Mylroie’s is not the only theory connecting Iraq to Sept. 11 or to Bin Laden. It has been much reported that hijacker Mohamed Atta may have met with one of Iraq’s top intelligence officers in Europe. So far, no evidence has emerged publicly that the meeting was connected to the hijackings.

And Jane’s Foreign Report, citing Israel military intelligence, floated the idea last week that the plot was a grand operation shared by Iraq, a Bin Laden lieutenant, and Imad Mughniyeh, a Hezbollah terrorist wanted for all kinds of nastiness (bombing the Israeli Embassy in Argentina, perhaps bombing the U.S. Marine barracks and Embassy in Lebanon, hijacking planes …).

This theory is problematic. The head of Israeli military intelligence insisted several days later that Israel has no evidence linking Iraq to Sept. 11. And it is very hard to believe that Hezbollah’s Mughniyeh would ever cooperate with a Bin Ladenite. Hezbollah is sponsored by Shiite Iran, which is a sworn enemy of Sunni militants like Bin Laden. The idea that Mughniyeh and Bin Laden would team up and then take instruction from Iraq is very far-fetched.

All this Iraq theorizing is important in determining what kind of military campaign the United States will pursue. So far, the Powellites seem to be winning the fight within the administration. The United States is concentrating on its anti-Bin Laden coalition and elaborately avoiding the Iraq question. The rest of the world, including the Arab world, is signing up for the anti-Bin Laden campaign because it’s seen as a fair tit for tat.

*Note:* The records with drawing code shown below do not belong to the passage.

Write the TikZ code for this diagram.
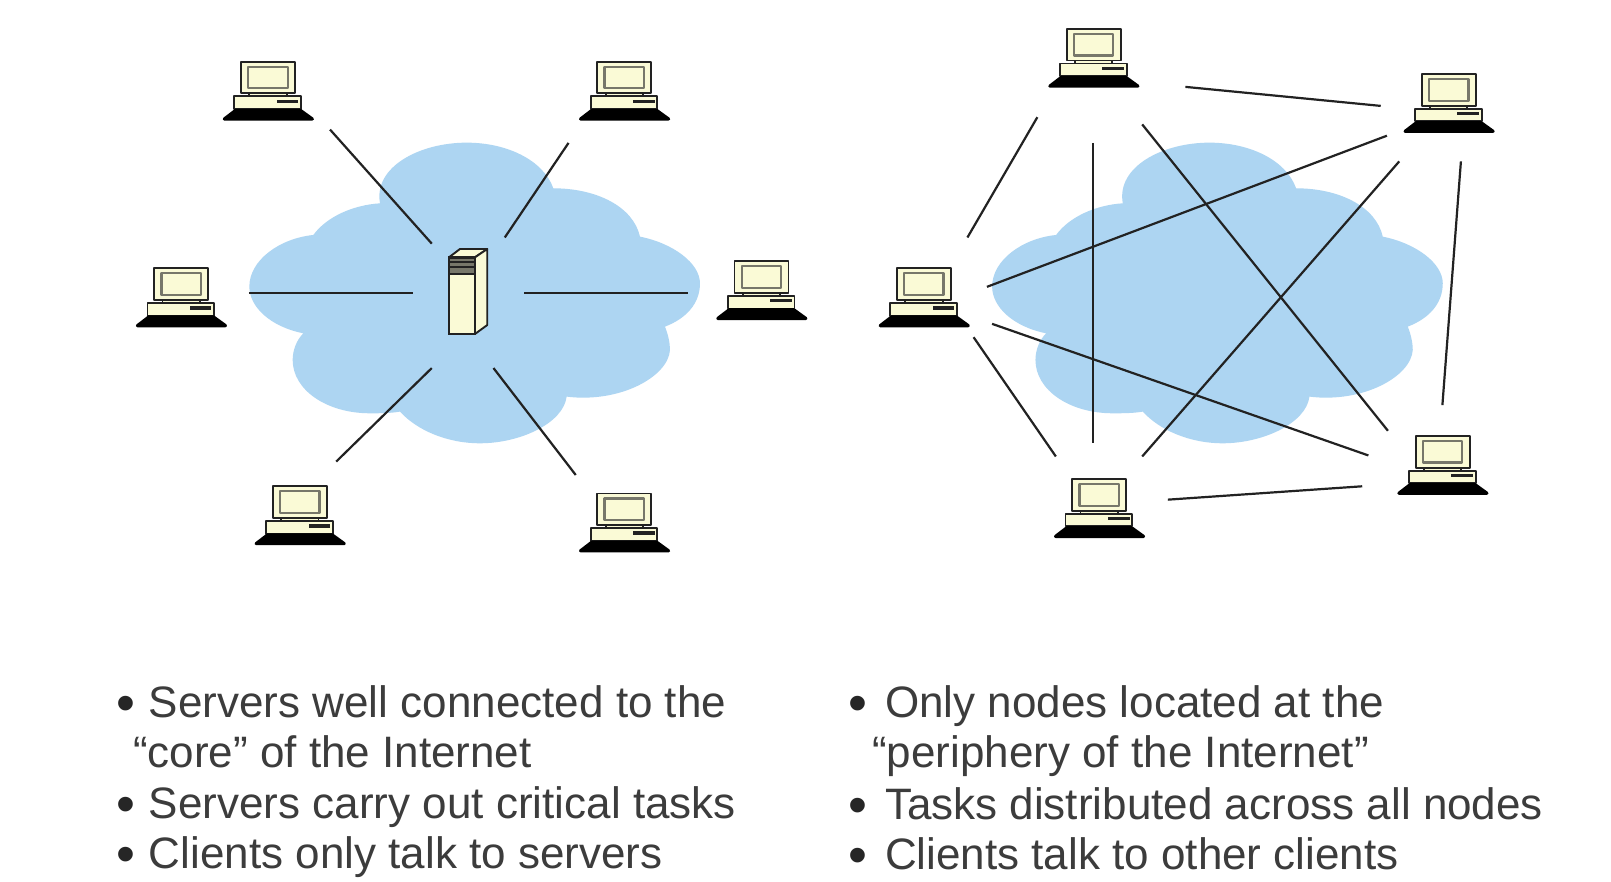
\documentclass[tikz,border=0pt]{standalone}
\usepackage{fontspec}
\setmainfont{Liberation Sans}
\definecolor{cloudblue}{HTML}{ADD5F2}
\definecolor{cream}{HTML}{FAFAD6}
\definecolor{inkdark}{HTML}{222222}
\definecolor{textgray}{HTML}{3C3C3C}
\definecolor{stripe}{HTML}{77776A}
\tikzset{
  link/.style={draw=inkdark,line width=1.1pt},
  cloudshape/.style={fill=cloudblue,draw=none},
  txt/.style={inner sep=0pt,anchor=base west,text=textgray,font=\fontsize{22}{26}\selectfont},
  bulletmark/.style={inner sep=0pt,anchor=base west,text=black!85,font=\fontsize{27}{30}\selectfont},
  part/.style={draw=inkdark,line width=0.95pt,fill=cream,line join=round},
  computer/.pic={
    \begin{scope}[scale=0.3242]
      \draw[part] (-82,0) rectangle (80,95);
      \draw[part,draw=stripe,line width=1.1pt] (-60,15) rectangle (58,80);
      \draw[part] (-57,95) rectangle (55,104);
      \draw[part] (-102,104) rectangle (98,142);
      \fill[inkdark] (25,114) rectangle (90,124);
      \fill[black,draw=black,line width=1.6pt,line join=round] (-98,146) -- (96,146) -- (132,172) -- (-132,172) -- cycle;
    \end{scope}
  },
  serverbox/.pic={
    \begin{scope}[scale=0.3242]
      \draw[part] (0,0) -- (33,-25) -- (115,-25) -- (78,0) -- cycle;
      \draw[part] (78,0) -- (115,-25) -- (115,203) -- (78,230) -- cycle;
      \draw[part] (0,0) rectangle (78,230);
      \fill[stripe] (0,3) rectangle (78,50);
      \draw[inkdark,line width=0.95pt] (0,3) -- (78,3);
      \draw[inkdark,line width=1.1pt] (0,13) -- (78,13) (0,30) -- (78,30) (0,49) -- (78,49);
      \draw[inkdark,line width=0.95pt] (0,0) rectangle (78,230);
    \end{scope}
  },
  cloudpic/.pic={
    \begin{scope}[scale=0.3242]
      \path[cloudshape] (480,250) .. controls (460,140) and (600,68) .. (740,68)
        .. controls (860,68) and (970,120) .. (1000,205)
        .. controls (1130,205) and (1240,260) .. (1260,350)
        .. controls (1360,370) and (1440,430) .. (1440,490)
        .. controls (1440,550) and (1400,595) .. (1335,620)
        .. controls (1345,645) and (1350,670) .. (1350,690)
        .. controls (1345,770) and (1200,850) .. (1040,830)
        .. controls (1030,910) and (900,970) .. (780,970)
        .. controls (680,970) and (590,930) .. (540,875)
        .. controls (510,880) and (480,880) .. (450,880)
        .. controls (320,880) and (218,810) .. (218,720)
        .. controls (218,690) and (230,660) .. (250,640)
        .. controls (150,620) and (88,560) .. (88,500)
        .. controls (88,420) and (180,355) .. (280,345)
        .. controls (320,290) and (400,255) .. (480,250) -- cycle;
    \end{scope}
  }
}
\begin{document}
\begin{tikzpicture}[x=0.5140pt,y=-0.5140pt]
\useasboundingbox (0,0) rectangle (1567,857);
\fill[white] (0,0) rectangle (1567,857);
\pic at (214,116.7) {cloudpic};
\pic at (936.5,116.7) {cloudpic};
% free ends of the connectors
\foreach \n/\x/\y in {
 a1/321/126,a2/420/237,b1/553/139,b2/491/231,c1/242/285,c2/402/285,d1/510/285,d2/669/285,
 e1/420/358,e2/327/449,f1/480/358,f2/560/462,
 g1/1153/84.5,g2/1343/103,h1/1009/114,h2/941/231,i1/1063/139,i2/1063/431,j1/1111/121,j2/1350/419,
 k1/1349/132,k2/960/279,l1/1361/157,l2/1111/444,m1/1421/157,m2/1403/394,n1/965/315,n2/1331/443,
 o1/947/328,o2/1027/444,p1/1136/486,p2/1325/473}
  {\coordinate (\n) at (\x,\y);}
\foreach \u/\v in {a1/a2,b1/b2,c1/c2,d1/d2,e1/e2,f1/f2,g1/g2,h1/h2,i1/i2,j1/j2,k1/k2,l1/l2,m1/m2,n1/n2,o1/o2,p1/p2}
  {\draw[link] (\u) -- (\v);}
\pic at (436.7,250.3) {serverbox};
\foreach \x/\y in {261/60,607.5/60,176.5/261,741/254,292/473,607.5/480,1064/28,1409.5/72,899/261,1403.5/424,1069.5/466}
  {\pic at (\x,\y) {computer};}
\node[bulletmark] (lb1) at (113,702) {•};
\node[txt] (lt1) at (144.5,698) {Servers well connected to the};
\node[txt] (lt2) at (129,747) {“core” of the Internet};
\node[bulletmark] (lb3) at (113,800) {•};
\node[txt] (lt3) at (144.5,796) {Servers carry out critical tasks};
\node[bulletmark] (lb4) at (113,849) {•};
\node[txt] (lt4) at (144.5,845) {Clients only talk to servers};
\node[bulletmark] (rb1) at (825,702) {•};
\node[txt] (rt1) at (860.5,698) {Only nodes located at the};
\node[txt] (rt2) at (848,747) {“periphery of the Internet”};
\node[bulletmark] (rb3) at (825,801) {•};
\node[txt] (rt3) at (860.5,797) {Tasks distributed across all nodes};
\node[bulletmark] (rb4) at (825,850) {•};
\node[txt] (rt4) at (860.5,846) {Clients talk to other clients};
\end{tikzpicture}
\end{document}
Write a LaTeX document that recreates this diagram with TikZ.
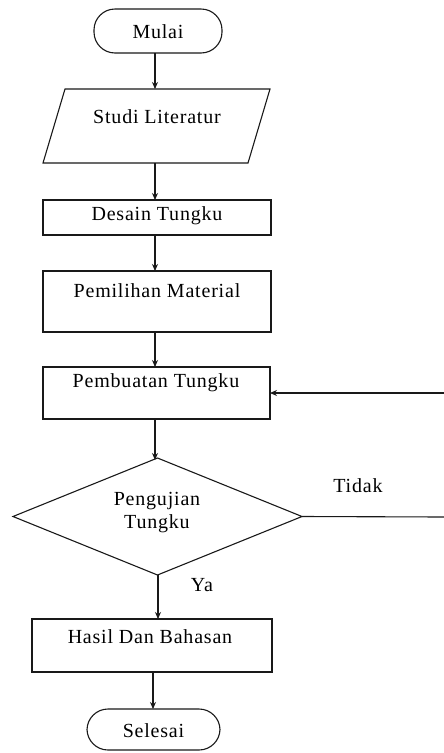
\documentclass[tikz,border=0pt]{standalone}
\usepackage{fontspec}
\setmainfont{Liberation Serif}[LetterSpace=4]
\usetikzlibrary{arrows.meta,shapes.geometric}
\begin{document}
\begin{tikzpicture}[x=1pt,y=1pt,
  every node/.style={inner sep=0pt, outer sep=0pt},
  line/.style={line width=1.1pt, draw=black!90},
  box/.style={line, draw, rectangle},
  term/.style={line, draw, rectangle, rounded corners=21pt},
  txt/.style={font=\fontsize{20}{23}\selectfont, align=center, text=black},
  arr/.style={line, -{Stealth[length=7pt,width=6pt]}}]
\useasboundingbox (0,0) rectangle (444,-753);

% terminals and boxes
\node[term, minimum width=128pt, minimum height=44pt] (mulai) at (158,-31) {};
\node[minimum width=227pt, minimum height=74pt] (studi) at (156.5,-126) {};
\draw[line] ([xshift=22pt]studi.north west) -- (studi.north east)
  -- ([xshift=-22pt]studi.south east) -- (studi.south west) -- cycle;
\node[box, minimum width=228pt, minimum height=35pt] (desain) at (157,-217.5) {};
\node[box, minimum width=228pt, minimum height=61pt] (pemilihan) at (157,-301.5) {};
\node[box, minimum width=227pt, minimum height=52pt] (pembuatan) at (156.5,-393) {};
\node[line, draw, diamond, aspect=2.47, minimum width=289pt, minimum height=117pt] (uji) at (157.5,-516.5) {};
\node[box, minimum width=240pt, minimum height=53pt] (hasil) at (152,-645.5) {};
\node[term, minimum width=133pt, minimum height=41pt] (selesai) at (153.5,-729.5) {};

% texts
\node[txt] (tmulai) at (158,-32) {Mulai};
\node[txt] (tstudi) at (157,-117) {Studi Literatur};
\node[txt] (tdesain) at (157,-216) {Desain Tungku};
\node[txt] (tpemilihan) at (157,-291) {Pemilihan Material};
\node[txt] (tpembuatan) at (156,-383) {Pembuatan Tungku};
\node[txt] (tuji) at (157,-513) {Pengujian\\Tungku};
\node[txt] (thasil) at (150,-637) {Hasil Dan Bahasan};
\node[txt] (tselesai) at (153.5,-731) {Selesai};
\node[txt] (tidak) at (358,-486) {Tidak};
\node[txt] (ya) at (202,-585) {Ya};

% arrow columns
\coordinate (ax) at (155,0);
\coordinate (bx) at (158,0);
\coordinate (cx) at (153,0);
\coordinate (re) at (444,-517);
\coordinate (rt) at (444,-393);

\draw[arr] (mulai.south -| ax) -- (studi.north -| ax);
\draw[arr] (studi.south -| ax) -- (desain.north -| ax);
\draw[arr] (desain.south -| ax) -- (pemilihan.north -| ax);
\draw[arr] (pemilihan.south -| ax) -- (pembuatan.north -| ax);
\draw[arr] (pembuatan.south -| ax) -- ([yshift=-2pt]uji.north -| ax);
\draw[arr] (uji.south -| bx) -- (hasil.north -| bx);
\draw[arr] (hasil.south -| cx) -- (selesai.north -| cx);
\draw[line] (uji.east) -- (re);
\draw[arr] (rt) -- (pembuatan.east |- rt);
\end{tikzpicture}
\end{document}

There is no such support for a broader war against Iraq. Other countries, especially Arab countries, would not wage war against Hussein just because he’s a bad guy. Before the world will enlist against Hussein, American officials will need to prove that he was behind Sept. 11. To do that, they must find stronger evidence than Mylroie, Woolsey, and others have presented so far.